Although merge sort runs in $\Theta(n\lg n)$ worst-case time and insertion sort runs in $\Theta(n^2)$ worst-case time, the constant factors in insertion sort can make it faster in practice for small problem sizes on many machines. Thus, it makes sense to coarsen the leaves of the recursion by using insertion sort within merge sort when subproblems become sufficiently small. Consider a modification to merge sort in which $n / k$ sublists of length $k$ are sorted using insertion sort and then merged using the standard merging mechanism, where $k$ is a value to be determined.

a. Show that insertion sort can sort the $n / k$ sublists, each of length $k$, in $\Theta(nk)$ worst-case time.

b. Show how to merge the sublists in $\Theta(n\lg(n / k))$ worst-case time.

c. Given that the modified algorithm runs in $\Theta(nk + n\lg(n / k))$ worst-case time, what is the largest value of $k$ as a function of $n$ for which the modified algorithm has the same running time as standard merge sort, in terms of $\Theta$-notation?
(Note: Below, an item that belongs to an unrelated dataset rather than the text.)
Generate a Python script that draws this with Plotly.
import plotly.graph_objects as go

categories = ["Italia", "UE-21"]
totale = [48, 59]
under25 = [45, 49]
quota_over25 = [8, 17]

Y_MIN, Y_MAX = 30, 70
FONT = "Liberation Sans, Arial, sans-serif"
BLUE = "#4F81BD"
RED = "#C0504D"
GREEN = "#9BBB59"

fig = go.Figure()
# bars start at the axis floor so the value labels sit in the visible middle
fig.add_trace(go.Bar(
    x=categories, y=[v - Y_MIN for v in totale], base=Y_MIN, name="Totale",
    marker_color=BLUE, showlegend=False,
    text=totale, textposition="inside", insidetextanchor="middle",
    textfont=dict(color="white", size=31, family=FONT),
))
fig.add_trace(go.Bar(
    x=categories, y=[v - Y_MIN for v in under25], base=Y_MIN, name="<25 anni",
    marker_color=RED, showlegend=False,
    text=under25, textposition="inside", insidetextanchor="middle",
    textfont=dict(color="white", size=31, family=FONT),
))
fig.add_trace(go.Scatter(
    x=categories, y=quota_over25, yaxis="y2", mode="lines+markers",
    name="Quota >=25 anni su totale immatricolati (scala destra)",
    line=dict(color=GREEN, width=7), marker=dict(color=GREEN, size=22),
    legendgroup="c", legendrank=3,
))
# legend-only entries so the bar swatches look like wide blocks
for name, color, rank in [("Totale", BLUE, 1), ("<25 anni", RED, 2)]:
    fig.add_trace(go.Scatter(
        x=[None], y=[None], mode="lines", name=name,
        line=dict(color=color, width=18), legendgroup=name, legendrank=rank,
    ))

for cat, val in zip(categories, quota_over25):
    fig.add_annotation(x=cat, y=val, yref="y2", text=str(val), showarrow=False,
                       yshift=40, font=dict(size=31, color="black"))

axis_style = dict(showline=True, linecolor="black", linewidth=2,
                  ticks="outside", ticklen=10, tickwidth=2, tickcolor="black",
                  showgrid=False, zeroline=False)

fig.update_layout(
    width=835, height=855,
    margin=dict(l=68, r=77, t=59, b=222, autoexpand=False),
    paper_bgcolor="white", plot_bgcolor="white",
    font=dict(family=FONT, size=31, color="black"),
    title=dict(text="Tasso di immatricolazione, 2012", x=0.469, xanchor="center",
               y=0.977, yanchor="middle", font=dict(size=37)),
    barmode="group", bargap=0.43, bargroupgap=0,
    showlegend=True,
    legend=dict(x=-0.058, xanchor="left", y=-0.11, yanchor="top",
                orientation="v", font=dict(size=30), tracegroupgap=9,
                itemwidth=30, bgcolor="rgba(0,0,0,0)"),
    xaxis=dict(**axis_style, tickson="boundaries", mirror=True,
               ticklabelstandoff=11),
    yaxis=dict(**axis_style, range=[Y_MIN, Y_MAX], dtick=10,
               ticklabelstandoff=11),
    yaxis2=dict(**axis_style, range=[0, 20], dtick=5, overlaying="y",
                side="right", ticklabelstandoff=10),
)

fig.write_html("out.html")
d. How should we chosse $k$ in practice?

a. Insertion sort takes $\Theta(k^2)$ time per $k$-element list in the worst case. Therefore, sorting $n / k$ lists of $k$ elements each takes $\Theta(k^2n / k) = \Theta(nk)$ worst-case time.
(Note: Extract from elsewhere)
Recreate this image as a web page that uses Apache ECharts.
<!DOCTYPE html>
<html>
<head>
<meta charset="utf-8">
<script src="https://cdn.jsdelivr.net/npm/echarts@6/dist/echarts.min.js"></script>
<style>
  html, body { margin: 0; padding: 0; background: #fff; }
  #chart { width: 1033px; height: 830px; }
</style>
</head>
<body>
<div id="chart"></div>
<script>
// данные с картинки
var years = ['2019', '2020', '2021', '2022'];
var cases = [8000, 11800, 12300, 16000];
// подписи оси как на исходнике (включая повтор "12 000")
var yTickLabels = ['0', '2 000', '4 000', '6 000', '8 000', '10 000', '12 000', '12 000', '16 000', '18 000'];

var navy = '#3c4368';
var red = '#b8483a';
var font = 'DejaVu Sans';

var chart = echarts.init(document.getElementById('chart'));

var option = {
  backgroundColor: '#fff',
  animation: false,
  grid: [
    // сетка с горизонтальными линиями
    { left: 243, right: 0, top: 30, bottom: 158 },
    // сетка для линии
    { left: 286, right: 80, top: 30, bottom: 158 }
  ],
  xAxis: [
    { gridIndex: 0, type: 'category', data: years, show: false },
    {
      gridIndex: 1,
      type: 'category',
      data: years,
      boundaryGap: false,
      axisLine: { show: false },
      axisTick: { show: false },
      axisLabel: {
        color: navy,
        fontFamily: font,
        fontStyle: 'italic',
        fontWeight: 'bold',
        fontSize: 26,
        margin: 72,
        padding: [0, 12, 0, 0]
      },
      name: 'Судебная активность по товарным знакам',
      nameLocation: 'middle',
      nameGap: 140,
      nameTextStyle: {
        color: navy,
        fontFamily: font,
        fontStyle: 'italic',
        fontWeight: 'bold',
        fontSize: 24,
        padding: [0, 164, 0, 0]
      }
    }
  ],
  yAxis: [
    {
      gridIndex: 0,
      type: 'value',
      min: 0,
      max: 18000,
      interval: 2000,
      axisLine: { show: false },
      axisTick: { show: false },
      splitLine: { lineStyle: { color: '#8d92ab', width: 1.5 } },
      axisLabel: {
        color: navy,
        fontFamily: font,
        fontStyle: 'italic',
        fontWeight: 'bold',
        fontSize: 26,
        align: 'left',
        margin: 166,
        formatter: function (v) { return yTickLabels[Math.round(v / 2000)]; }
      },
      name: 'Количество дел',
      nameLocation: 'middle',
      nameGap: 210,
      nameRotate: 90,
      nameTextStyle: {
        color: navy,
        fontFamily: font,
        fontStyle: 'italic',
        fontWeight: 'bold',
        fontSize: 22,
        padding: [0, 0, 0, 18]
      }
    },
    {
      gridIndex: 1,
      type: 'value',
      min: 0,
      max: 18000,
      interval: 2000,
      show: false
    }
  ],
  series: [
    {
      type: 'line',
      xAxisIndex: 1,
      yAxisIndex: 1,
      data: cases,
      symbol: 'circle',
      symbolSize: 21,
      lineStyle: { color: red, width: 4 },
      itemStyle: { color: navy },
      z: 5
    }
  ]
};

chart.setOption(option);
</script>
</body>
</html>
b. Just extending the $2$-list merge to merge all the lists at once would take $\Theta(n \cdot(n / k)) = \Theta(n^2/k)$ time ($n$ from copying each element once into the result list, $n / k$ from examining $n / k$ lists at each step to select next item for result list).

To achieve $\Theta(n\lg(n / k))$-time merging, we merge the lists pairwise, then merge the resulting lists pairwise, and so on, until there's just one list. The pairwise merging requires $\Theta(n)$ work at each level, since we are still working on $n$ elements, even if they are partitioned among sublists. The number of levels, starting with $n / k$ lists (with $k$ elements each) and finishing with 1 list (with $n$ elements), is $\lceil \lg(n / k) \rceil$. Therefore, the total running time for the merging is $\Theta(n\lg(n / k))$.
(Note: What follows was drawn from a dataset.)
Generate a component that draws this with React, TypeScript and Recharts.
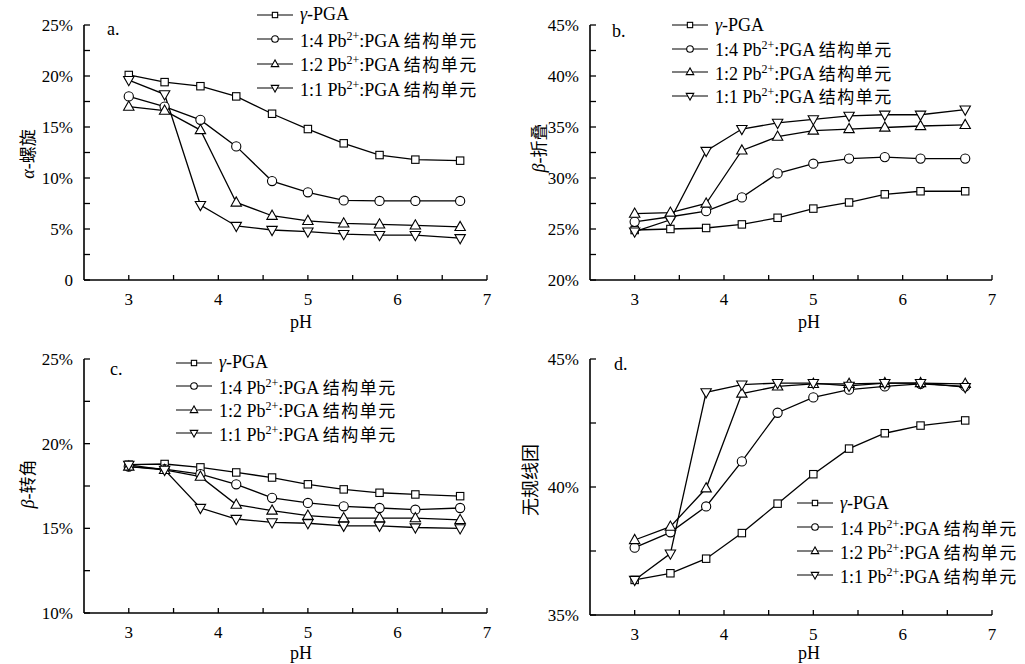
import React from 'react';
import { LineChart, Line, XAxis, YAxis } from 'recharts';

// ---------- data ----------
const pH = [3, 3.4, 3.8, 4.2, 4.6, 5, 5.4, 5.8, 6.2, 6.7];

const seriesNames = ['γ-PGA', '1:4', '1:2', '1:1'];
const seriesShapes = ['square', 'circle', 'up', 'down'];

// a. α-helix
const helixPGA = [20.1, 19.4, 19.0, 18.0, 16.3, 14.8, 13.4, 12.25, 11.8, 11.7];
const helix14 = [18.0, 17.0, 15.7, 13.1, 9.7, 8.6, 7.8, 7.75, 7.75, 7.75];
const helix12 = [17.0, 16.6, 14.7, 7.6, 6.3, 5.8, 5.55, 5.45, 5.35, 5.2];
const helix11 = [19.6, 18.2, 7.35, 5.3, 4.9, 4.75, 4.5, 4.4, 4.4, 4.1];

// b. β-sheet
const sheetPGA = [24.9, 25.0, 25.1, 25.45, 26.1, 27.0, 27.6, 28.4, 28.7, 28.7];
const sheet14 = [25.7, 26.2, 26.75, 28.1, 30.45, 31.4, 31.9, 32.05, 31.9, 31.9];
const sheet12 = [26.5, 26.6, 27.5, 32.7, 34.05, 34.65, 34.8, 34.95, 35.1, 35.2];
const sheet11 = [24.75, 25.9, 32.65, 34.8, 35.4, 35.75, 36.1, 36.2, 36.2, 36.7];

// c. β-turn
const turnPGA = [18.76, 18.8, 18.6, 18.3, 18.0, 17.6, 17.3, 17.1, 17.0, 16.9];
const turn14 = [18.65, 18.5, 18.2, 17.6, 16.8, 16.5, 16.3, 16.2, 16.1, 16.2];
const turn12 = [18.65, 18.45, 18.05, 16.4, 16.05, 15.75, 15.6, 15.6, 15.6, 15.5];
const turn11 = [18.75, 18.45, 16.2, 15.55, 15.35, 15.3, 15.15, 15.15, 15.05, 15.0];

// d. random coil
const coilPGA = [36.37, 36.63, 37.2, 38.2, 39.35, 40.5, 41.5, 42.1, 42.4, 42.6];
const coil14 = [37.63, 38.23, 39.24, 41.0, 42.9, 43.5, 43.8, 43.93, 44.03, 43.93];
const coil12 = [37.93, 38.45, 39.95, 43.65, 43.93, 44.03, 44.03, 44.06, 44.06, 44.03];
const coil11 = [36.37, 37.4, 43.7, 44.0, 44.06, 44.06, 43.95, 44.06, 44.06, 43.9];

const xTicks = [3, 3.5, 4, 4.5, 5, 5.5, 6, 6.5, 7];
const yTicksA = [0, 2.5, 5, 7.5, 10, 12.5, 15, 17.5, 20, 22.5, 25];
const yTicksB = [20, 22.5, 25, 27.5, 30, 32.5, 35, 37.5, 40, 42.5, 45];
const yTicksC = [10, 12.5, 15, 17.5, 20, 22.5, 25];
const yTicksD = [35, 37.5, 40, 42.5, 45];

const build = (s: number[][]) =>
  pH.map((p, i) => ({ pH: p, s0: s[0][i], s1: s[1][i], s2: s[2][i], s3: s[3][i] }));

const FONT = "'Liberation Serif', 'DejaVu Serif', serif";
const CJK = "'Noto Sans CJK SC', sans-serif";

// ---------- markers ----------
function Marker({ shape, cx, cy, s = 1 }: { shape: string; cx: number; cy: number; s?: number }) {
  const common = { fill: '#fff', stroke: '#000', strokeWidth: 1.1 };
  if (shape === 'square') {
    const h = 3.7 * s;
    return <rect x={cx - h} y={cy - h} width={2 * h} height={2 * h} {...common} />;
  }
  if (shape === 'circle') return <circle cx={cx} cy={cy} r={4.6 * s} {...common} />;
  if (shape === 'up') {
    const pts = `${cx},${cy - 5.6 * s} ${cx - 5.2 * s},${cy + 3.6 * s} ${cx + 5.2 * s},${cy + 3.6 * s}`;
    return <polygon points={pts} {...common} />;
  }
  const pts = `${cx},${cy + 5.6 * s} ${cx - 5.2 * s},${cy - 3.6 * s} ${cx + 5.2 * s},${cy - 3.6 * s}`;
  return <polygon points={pts} {...common} />;
}

const dotFor = (shape: string) => (props: any) => {
  const { cx, cy, index } = props;
  if (cx == null || cy == null) return <g key={`${shape}-${index}`} />;
  return (
    <g key={`${shape}-${index}`}>
      <Marker shape={shape} cx={cx} cy={cy} />
    </g>
  );
};

// ---------- legend ----------
function LegendLabel({ i }: { i: number }) {
  if (i === 0)
    return (
      <span>
        <i>γ</i>-PGA
      </span>
    );
  return (
    <span>
      {seriesNames[i]} Pb<sup style={{ fontSize: 12, lineHeight: 0 }}>2+</sup>:PGA{' '}
      <span style={{ fontFamily: CJK, fontSize: 17, letterSpacing: 1.5 }}>结构单元</span>
    </span>
  );
}

function LegendBox({ left, top, gap }: { left: number; top: number; gap: number }) {
  return (
    <div style={{ position: 'absolute', left, top: top - gap / 2, fontFamily: FONT, fontSize: 18, color: '#000' }}>
      {seriesShapes.map((sh, i) => (
        <div key={sh} style={{ height: gap, display: 'flex', alignItems: 'center', whiteSpace: 'nowrap' }}>
          <svg width={36} height={14} style={{ marginRight: 7, overflow: 'visible' }}>
            <line x1={0} x2={36} y1={7} y2={7} stroke="#000" strokeWidth={1.2} />
            <Marker shape={sh} cx={18} cy={7} s={0.72} />
          </svg>
          <LegendLabel i={i} />
        </div>
      ))}
    </div>
  );
}

// ---------- panel ----------
type PanelProps = {
  left: number;
  top: number;
  w: number;
  h: number;
  px0: number;
  px1: number;
  py0: number;
  py1: number;
  yDomain: [number, number];
  yTicks: number[];
  zeroPlain?: boolean;
  data: any[];
  tag: string;
  tagPos: [number, number];
  yLabel: React.ReactNode;
  yLabelPos: [number, number];
  xLabelPos: [number, number];
  legend: [number, number, number];
};

function Panel(p: PanelProps) {
  const yFmt = (v: number) => {
    if (Math.abs(v % 5) > 1e-6) return '';
    if (v === 0 && p.zeroPlain) return '0';
    return `${v}%`;
  };
  const xFmt = (v: number) => (Math.abs(v % 1) > 1e-6 ? '' : String(v));
  const tickStyle = { fill: '#000', fontSize: 17, fontFamily: FONT };
  return (
    <>
      <div style={{ position: 'absolute', left: p.left, top: p.top }}>
        <LineChart
          width={p.w}
          height={p.h}
          data={p.data}
          style={{ fontFamily: FONT }}
          margin={{ top: p.py0 - p.top, right: p.left + p.w - p.px1, left: 0, bottom: 0 }}
        >
          <XAxis
            dataKey="pH"
            type="number"
            domain={[2.5, 7]}
            ticks={xTicks}
            interval={0}
            allowDataOverflow
            tickFormatter={xFmt}
            tickSize={-5}
            tickMargin={18}
            height={p.top + p.h - p.py1}
            axisLine={{ stroke: '#000', strokeWidth: 1.6 }}
            tickLine={{ stroke: '#000', strokeWidth: 1.3 }}
            tick={tickStyle}
          />
          <YAxis
            type="number"
            domain={p.yDomain}
            ticks={p.yTicks}
            interval={0}
            allowDataOverflow
            tickFormatter={yFmt}
            tickSize={-6}
            tickMargin={17}
            width={p.px0 - p.left}
            axisLine={{ stroke: '#000', strokeWidth: 1.6 }}
            tickLine={{ stroke: '#000', strokeWidth: 1.3 }}
            tick={tickStyle}
          />
          {seriesShapes.map((sh, i) => (
            <Line
              key={sh}
              dataKey={`s${i}`}
              type="linear"
              stroke="#000"
              strokeWidth={1.3}
              dot={dotFor(sh)}
              activeDot={false}
              isAnimationActive={false}
            />
          ))}
        </LineChart>
      </div>
      <div
        style={{
          position: 'absolute',
          left: p.tagPos[0],
          top: p.tagPos[1],
          fontFamily: FONT,
          fontSize: 18,
          lineHeight: '18px',
        }}
      >
        {p.tag}
      </div>
      <div
        style={{
          position: 'absolute',
          left: p.yLabelPos[0],
          top: p.yLabelPos[1],
          transform: 'translate(-50%, -50%) rotate(-90deg)',
          fontFamily: FONT,
          fontSize: 18,
          whiteSpace: 'nowrap',
          lineHeight: '18px',
        }}
      >
        {p.yLabel}
      </div>
      <div
        style={{
          position: 'absolute',
          left: p.xLabelPos[0],
          top: p.xLabelPos[1],
          transform: 'translate(-50%, -50%)',
          fontFamily: FONT,
          fontSize: 18,
          lineHeight: '18px',
        }}
      >
        pH
      </div>
      <LegendBox left={p.legend[0]} top={p.legend[1]} gap={p.legend[2]} />
    </>
  );
}

export default function App() {
  return (
    <div
      style={{
        position: 'absolute',
        left: 0,
        top: 0,
        width: 1025,
        height: 664,
        background: '#fff',
        overflow: 'hidden',
      }}
    >
      <Panel
        left={0}
        top={0}
        w={512}
        h={330}
        px0={84}
        px1={487}
        py0={25}
        py1={280}
        yDomain={[0, 25]}
        yTicks={yTicksA}
        zeroPlain
        data={build([helixPGA, helix14, helix12, helix11])}
        tag="a."
        tagPos={[107, 20]}
        yLabel={
          <span>
            <i>α</i>-<span style={{ fontFamily: CJK, fontSize: 17 }}>螺旋</span>
          </span>
        }
        yLabelPos={[27, 154]}
        xLabelPos={[301, 322]}
        legend={[257, 15, 24.4]}
      />
      <Panel
        left={512}
        top={0}
        w={513}
        h={330}
        px0={590}
        px1={992}
        py0={25}
        py1={280}
        yDomain={[20, 45]}
        yTicks={yTicksB}
        data={build([sheetPGA, sheet14, sheet12, sheet11])}
        tag="b."
        tagPos={[612, 22]}
        yLabel={
          <span>
            <i>β</i>-<span style={{ fontFamily: CJK, fontSize: 17 }}>折叠</span>
          </span>
        }
        yLabelPos={[538, 148]}
        xLabelPos={[809, 322]}
        legend={[672, 25, 23.5]}
      />
      <Panel
        left={0}
        top={330}
        w={512}
        h={334}
        px0={84}
        px1={487}
        py0={359}
        py1={613}
        yDomain={[10, 25]}
        yTicks={yTicksC}
        data={build([turnPGA, turn14, turn12, turn11])}
        tag="c."
        tagPos={[110, 360]}
        yLabel={
          <span>
            <i>β</i>-<span style={{ fontFamily: CJK, fontSize: 17 }}>转角</span>
          </span>
        }
        yLabelPos={[27, 484]}
        xLabelPos={[301, 653]}
        legend={[176, 363, 23.4]}
      />
      <Panel
        left={512}
        top={330}
        w={513}
        h={334}
        px0={590}
        px1={992}
        py0={359}
        py1={615}
        yDomain={[35, 45]}
        yTicks={yTicksD}
        data={build([coilPGA, coil14, coil12, coil11])}
        tag="d."
        tagPos={[614, 355]}
        yLabel={<span style={{ fontFamily: CJK, fontSize: 18 }}>无规线团</span>}
        yLabelPos={[530, 480]}
        xLabelPos={[809, 653]}
        legend={[797, 503, 24]}
      />
    </div>
  );
}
c. The modified algorithm has the same asymptotic running time as standard merge sort when $\Theta(nk + n\lg(n / k)) = \Theta(n\lg n)$. The largest asymptotic value of $k$ as a function of $n$ that satisfies this condition is $k = \Theta(\lg n)$.

To see why, first observe that $k$ cannot be more than $\Theta(\lg n)$ (i.e., it can't have a higher-order term than $\lg n$), for otherwise the left-hand expression wouldn't be $\Theta(n\lg n)$ (because it would have a higher-order term than $n\lg n$). So all we need to do is verify that $k = \Theta(\lg n)$ works, which we can do by plugging $k = \lg n$ into

$$\Theta(nk + n\lg(n / k)) = \Theta(nk + n\lg n - n\lg k)$$

to get

$$\Theta(n\lg n + n\lg n - n\lg\lg n) = \Theta(2n\lg n - n\lg\lg n),$$

which by taking just the high-order term and ignorin the constant coefficient, equals $\Theta(n\lg n)$.

d. In practice, $k$ should be the largest list length on which insertion sort is faster than merge sort.